Without this depth of insight, the gap between financial advisors and their clients can become difficult, if not impossible, to bridge. Or both will proceed with sub-optimal strategies and solutions, which also means achieving sub-optimal outcomes, financial and otherwise.
With the application of behavioral science principles, financial services firms can deliver experiences that improve their customers’ financial choices and decisions, and therefore their overall wellbeing.
Don’t reinvent, partner with expertise
To return to those conversations with financial executives: Intentionally applying a behavioral sciences approach at first appears too big a leap for many financial services firms. In such cases, the common denominator is that they are not seeing the larger, value-added purpose. So, internal resistance to take-over.
It’s interesting how little is known about the use of behavioral science methodologies in organizations. Many assume they need to set up a full-scale in-house behavioral sciences team and build proprietary technology. Others trawl their staff to see who has a degree in psychology.
The reality is the use of an existing expert organizations to deliver these functions for you. The market now offers validated, scientific behavioral discovery and application systems to help advisors understand how clients make financial decisions, including under pressure (a crucial element). Further, using that data, such systems provide the keys to communicate and manage each client uniquely.
We’re living through a case study
Many practice managers and financial advisors forecast remote working continuing well into the future. And permanently in some cases. A valid concern is the loss of the “personal touch” of face-to-face meetings.

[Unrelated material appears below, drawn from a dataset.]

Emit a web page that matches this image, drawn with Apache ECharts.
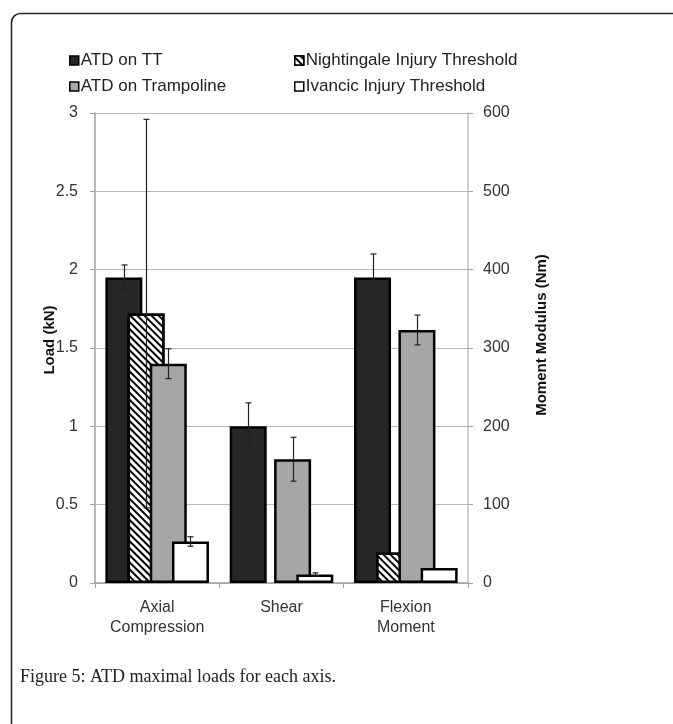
<!DOCTYPE html>
<html>
<head>
<meta charset="utf-8">
<script src="https://cdn.jsdelivr.net/npm/echarts@6/dist/echarts.min.js"></script>
<style>
html,body{margin:0;padding:0;background:#fff;}
#chart{width:673px;height:724px;}
</style>
</head>
<body>
<div id="chart"></div>
<script>
// ---- data (Axial & Shear in kN, Flexion Moment in Nm) ----
const categories = ['Axial\nCompression', 'Shear', 'Flexion\nMoment'];
const seriesNames = ['ATD on TT', 'Nightingale Injury Threshold', 'ATD on Trampoline', 'Ivancic Injury Threshold'];
const atdTT = [1.95, 1.00, 390];
const atdTTErr = [0.08, 0.15, 30];
const nightingale = [1.72, null, 39];
const nightingaleErr = [1.24, null, null];
const atdTrampoline = [1.40, 0.79, 323];
const atdTrampolineErr = [0.095, 0.14, 19];
const ivancic = [0.265, 0.055, 19];
const ivancicErr = [0.03, 0.01, null];
const leftTicks = [0, 0.5, 1, 1.5, 2, 2.5, 3];
const rightTicks = [0, 100, 200, 300, 400, 500, 600];
const momentIndex = 2; // category measured in Nm (right axis)
const NM_PER_KN_AXIS = rightTicks[rightTicks.length - 1] / leftTicks[leftTicks.length - 1];

const allValues = [atdTT, nightingale, atdTrampoline, ivancic];
const allErrors = [atdTTErr, nightingaleErr, atdTrampolineErr, ivancicErr];

function toLeft(arr) {
  return arr.map((v, i) => v == null ? '-' : (i === momentIndex ? v / NM_PER_KN_AXIS : v));
}

const BAR_W = 37;
const GAP = -0.4;
const FONT = '"Liberation Sans", Arial, sans-serif';

const errData = [];
allValues.forEach((vals, si) => {
  vals.forEach((v, ci) => {
    const e = allErrors[si][ci];
    if (v == null || e == null) return;
    const k = ci === momentIndex ? NM_PER_KN_AXIS : 1;
    errData.push([ci, (v + e) / k, (v - e) / k, si]);
  });
});

const hatch = {
  symbol: 'rect', symbolSize: 1, color: '#000', backgroundColor: '#fff',
  dashArrayX: [1, 0], dashArrayY: [2, 3], rotation: Math.PI / 4
};
const fills = ['#262626', '#ffffff', '#a6a6a6', '#ffffff'];

const barSeries = allValues.map((vals, si) => ({
  name: seriesNames[si],
  type: 'bar',
  data: toLeft(vals),
  barWidth: BAR_W,
  barGap: (GAP * 100) + '%',
  itemStyle: Object.assign({ color: fills[si], borderColor: '#000', borderWidth: 2.5 },
    si === 1 ? { decal: hatch } : {}),
  emphasis: { disabled: true },
  animation: false
}));

const legendCommon = {
  orient: 'vertical', top: 47,
  itemWidth: 9, itemHeight: 9, itemGap: 9, icon: 'rect', selectedMode: false,
  itemStyle: { borderColor: '#000', borderWidth: 1.5 },
  textStyle: { fontFamily: FONT, fontSize: 17, color: '#222', padding: [0, 0, 0, -3] }
};

const chart = echarts.init(document.getElementById('chart'), null, { renderer: 'canvas' });
chart.setOption({
  animation: false,
  backgroundColor: '#fff',
  grid: { left: 95, right: 205, top: 113, bottom: 141 },
  legend: [
    Object.assign({ data: [seriesNames[0], seriesNames[2]], left: 64 }, legendCommon),
    Object.assign({ data: [seriesNames[1], seriesNames[3]], left: 289 }, legendCommon)
  ],
  xAxis: {
    type: 'category', data: categories,
    axisLine: { lineStyle: { color: '#a0a0a0', width: 1.5 } },
    axisTick: { show: true, length: 5, lineStyle: { color: '#a0a0a0' } },
    axisLabel: { fontFamily: FONT, fontSize: 16, color: '#333', lineHeight: 20, margin: 15 }
  },
  yAxis: [
    {
      type: 'value', min: leftTicks[0], max: leftTicks[leftTicks.length - 1], interval: leftTicks[1] - leftTicks[0],
      axisLine: { show: true, lineStyle: { color: '#a0a0a0', width: 1.5 } },
      axisTick: { show: true, length: 5, lineStyle: { color: '#a0a0a0' } },
      splitLine: { show: true, lineStyle: { color: '#b8b8b8', width: 1.2 } },
      axisLabel: { fontFamily: FONT, fontSize: 16, color: '#333', margin: 17 }
    },
    {
      type: 'value', position: 'right', min: rightTicks[0], max: rightTicks[rightTicks.length - 1], interval: rightTicks[1] - rightTicks[0],
      axisLine: { show: true, lineStyle: { color: '#c0c0c0', width: 1.5 } },
      axisTick: { show: true, length: 5, lineStyle: { color: '#a0a0a0' } },
      splitLine: { show: false },
      axisLabel: { fontFamily: FONT, fontSize: 16, color: '#333', margin: 15 }
    }
  ],
  series: barSeries.concat([{
    type: 'custom',
    name: 'errors',
    data: errData,
    z: 10,
    clip: false,
    silent: true,
    encode: { x: 0, y: [1, 2] },
    renderItem: function (params, api) {
      const ci = api.value(0), hi = api.value(1), lo = api.value(2), si = api.value(3);
      const pHi = api.coord([ci, hi]);
      const pLo = api.coord([ci, lo]);
      const step = BAR_W * (1 + GAP);
      const total = BAR_W + 3 * step;
      const x = Math.round(pHi[0] - total / 2 + si * step + BAR_W / 2) + 0.5;
      const cap = 3;
      const st = { stroke: '#222', lineWidth: 1.2 };
      return {
        type: 'group',
        children: [
          { type: 'line', shape: { x1: x, y1: pHi[1], x2: x, y2: pLo[1] }, style: st },
          { type: 'line', shape: { x1: x - cap, y1: pHi[1], x2: x + cap, y2: pHi[1] }, style: st },
          { type: 'line', shape: { x1: x - cap, y1: pLo[1], x2: x + cap, y2: pLo[1] }, style: st }
        ]
      };
    }
  }]),
  graphic: [
    {
      type: 'rect', left: 9, top: 11, silent: true,
      shape: { width: 720, height: 760, r: 9 },
      style: { fill: 'none', stroke: '#222', lineWidth: 1.5 }
    },
    {
      type: 'text', x: 50, y: 340, rotation: Math.PI / 2,
      style: { text: 'Load (kN)', font: 'bold 15px ' + FONT, fill: '#111', textAlign: 'center', textVerticalAlign: 'middle' }
    },
    {
      type: 'text', x: 542, y: 335, rotation: Math.PI / 2,
      style: { text: 'Moment Modulus (Nm)', font: 'bold 15px ' + FONT, fill: '#111', textAlign: 'center', textVerticalAlign: 'middle' }
    },
    {
      type: 'text', x: 20, y: 677,
      style: { text: 'Figure 5: ATD maximal loads for each axis.', font: '18px "Liberation Serif", "Times New Roman", serif', fill: '#222', textAlign: 'left', textVerticalAlign: 'middle' }
    }
  ]
});
</script>
</body>
</html>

The gathering and robust deployment of financial personality data mitigates this loss. In addition to revealing insights about client decision making and communication style, their emotional trigger points are revealed. This enables advisors to best navigate tailored client solutions via platforms like Zoom, Skype, or GoToMeeting.
In-room feelings and intuition lost or missed can be replaced or improved through predictive insights about how the client will behave when triggered by market or life events. Advisors that quickly see a behavioral approach will focus the planning process on what the client truly needs and desires. Trust is accelerated via clarity and enhanced communication. Results improve and the process is more cost-effective.
Best: Behavioral insight delivers data that won’t change over time. Which means the data and insight placed in advisor/client hands can pay dividends in perpetuity.
The road ahead is paved with behavioral insights
Advisory firms that adopt a behavioral sciences approach are more likely not only to have better client outcomes, but also eventually earn a greater market share. One reason for that is, through expanded access to behavioral insights, many firms grow client services and practice management opportunities.
Examples of expanded Client Services opportunities through the lens of behavioral sciences: Individual Wealth Mentoring of Clients (Behavioral Coaching), Couple Dynamics, Family Succession Planning, Family Member and Employee Talent Reviews, and Planned Giving Strategies. Similarly, some Practice Management opportunities via a behavioral sciences “plug in:” Coaching Advisors on leading clients and customizing communications, Serving Clients in Teams, Hiring the Right Talent, Advisor-Client Match and Benchmarking, Behavioralizing Big Data for Customizing Communications, Investor Suitability Management based on Advisor and Client Styles, Rogue Identification, and Practice Succession Planning. The possibilities are actually endless.
These, again, are chances to improve the quality of the firm while also growing its revenues.